For enterprise deployment guidance, it is useful to classify services into resilience tiers with corresponding hosting and release policies. This creates a rational balance between uptime objectives and infrastructure cost rather than applying premium architecture to every component.
A practical enterprise rollout model
- Tier 1 services: checkout, payment, order capture, identity. Use strongest rollback and redundancy controls.
- Tier 2 services: catalog, pricing, search, inventory APIs. Use rolling or canary releases with strong observability.
- Tier 3 services: reporting, internal tools, batch processing. Use lower-cost hosting and scheduled maintenance windows.
- Adopt tenant or regional rollout waves to limit blast radius in multi-tenant retail platforms.
- Review release readiness before peak retail periods and freeze non-essential changes during major sales events.
Enterprise guidance for running Docker in retail production
Minimizing downtime during updates is not achieved by one tool or one deployment pattern. It comes from aligning Docker packaging, cloud hosting, deployment architecture, DevOps workflows, monitoring, backup and disaster recovery, and security controls around the realities of retail operations.

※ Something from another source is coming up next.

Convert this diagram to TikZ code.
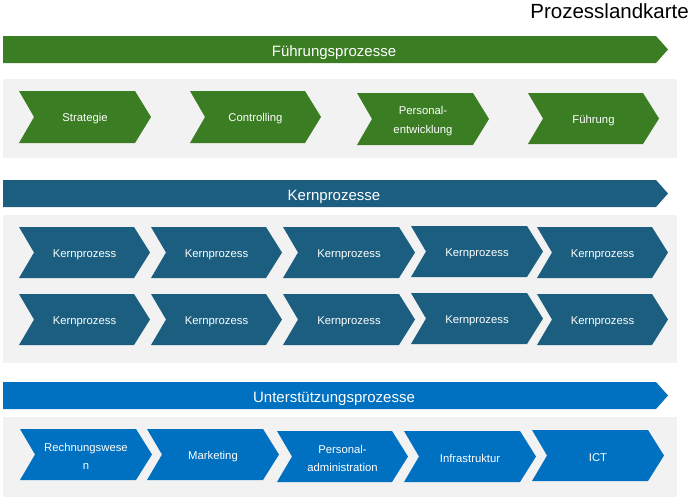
\documentclass[tikz,border=0pt]{standalone}
\usepackage{fontspec}
\setmainfont{Liberation Sans}
\definecolor{fgreen}{HTML}{3B7D23}
\definecolor{kteal}{HTML}{1B5E7F}
\definecolor{ublue}{HTML}{0070C0}
\definecolor{panel}{HTML}{F2F2F2}
\newcommand\mychev[7]{%
  \fill[#6] (#2,#3) -- (#4-16,#3) -- (#4,{(#3+#5)/2}) -- (#4-16,#5) -- (#2,#5) -- (#2+15,{(#3+#5)/2}) -- cycle;
  \node[chevlbl] (#1) at ({(#2+#4)/2},{(#3+#5)/2}) {#7};
}
\newcommand\mybanner[5]{%
  \fill[#5] (3,#2) -- (656,#2) -- (668,{(#2+#3)/2}) -- (656,#3) -- (3,#3) -- cycle;
  \node[bannerlbl] (#1) at (334,{(#2+#3)/2}) {#4};
}
\begin{document}
\begin{tikzpicture}[x=1pt,y=-1pt,
  chevlbl/.style={text=white,align=center,inner sep=0pt,yshift=-2pt,font=\fontsize{11.3}{18.5}\selectfont},
  bannerlbl/.style={text=white,inner sep=0pt,yshift=-3pt,font=\fontsize{15}{18}\selectfont},
  titlelbl/.style={text=black,inner sep=0pt,font=\fontsize{20.5}{24}\selectfont},
  panelbox/.style={fill=panel}]
\useasboundingbox[fill=white] (0,0) rectangle (692,499);
% title
\node[titlelbl,anchor=base east] (title) at (689,18) {Prozesslandkarte};
% Führungsprozesse
\mybanner{fbanner}{36}{63}{Führungsprozesse}{fgreen}
\fill[panelbox] (3,79) rectangle (677,158);
\mychev{f1}{19}{91}{151}{143}{fgreen}{Strategie}
\mychev{f2}{190}{91}{321}{143}{fgreen}{Controlling}
\mychev{f3}{357}{93}{489}{145}{fgreen}{Personal-\\entwicklung}
\mychev{f4}{528}{93}{659}{144}{fgreen}{Führung}
% Kernprozesse
\mybanner{kbanner}{180}{207}{Kernprozesse}{kteal}
\fill[panelbox] (3,215) rectangle (677,363);
\mychev{k11}{19}{227}{150}{278}{kteal}{Kernprozess}
\mychev{k12}{151}{227}{282}{278}{kteal}{Kernprozess}
\mychev{k13}{283}{227}{415}{278}{kteal}{Kernprozess}
\mychev{k14}{411}{226}{543}{277}{kteal}{Kernprozess}
\mychev{k15}{537}{227}{668}{278}{kteal}{Kernprozess}
\mychev{k21}{19}{294}{150}{345}{kteal}{Kernprozess}
\mychev{k22}{151}{294}{282}{345}{kteal}{Kernprozess}
\mychev{k23}{283}{294}{415}{345}{kteal}{Kernprozess}
\mychev{k24}{411}{293}{543}{344}{kteal}{Kernprozess}
\mychev{k25}{537}{294}{668}{345}{kteal}{Kernprozess}
% Unterstützungsprozesse
\mybanner{ubanner}{382}{409}{Unterstützungsprozesse}{ublue}
\fill[panelbox] (3,417) rectangle (677,497);
\mychev{u1}{20}{429}{152}{480}{ublue}{Rechnungswese\\n}
\mychev{u2}{147}{429}{279}{480}{ublue}{Marketing}
\mychev{u3}{277}{431}{408}{482}{ublue}{Personal-\\administration}
\mychev{u4}{404}{431}{536}{482}{ublue}{Infrastruktur}
\mychev{u5}{532}{430}{664}{481}{ublue}{ICT}
\end{tikzpicture}
\end{document}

The most effective teams design for graceful failure, fast rollback, and controlled change rather than assuming every release will behave perfectly.
For most enterprises, the practical target is not zero risk but predictable, low-impact releases. That means stateless service design where possible, managed orchestration, progressive delivery, tested rollback paths, and observability tied to both technical and business outcomes. It also means recognizing where cloud ERP architecture, payment systems, and warehouse integrations create constraints that pure application teams cannot ignore.
Retail organizations that treat Docker updates as part of a broader infrastructure strategy are better positioned to scale, modernize, and support continuous delivery without exposing customers to unnecessary disruption. The result is a production environment that is easier to operate, easier to recover, and more aligned with enterprise reliability expectations.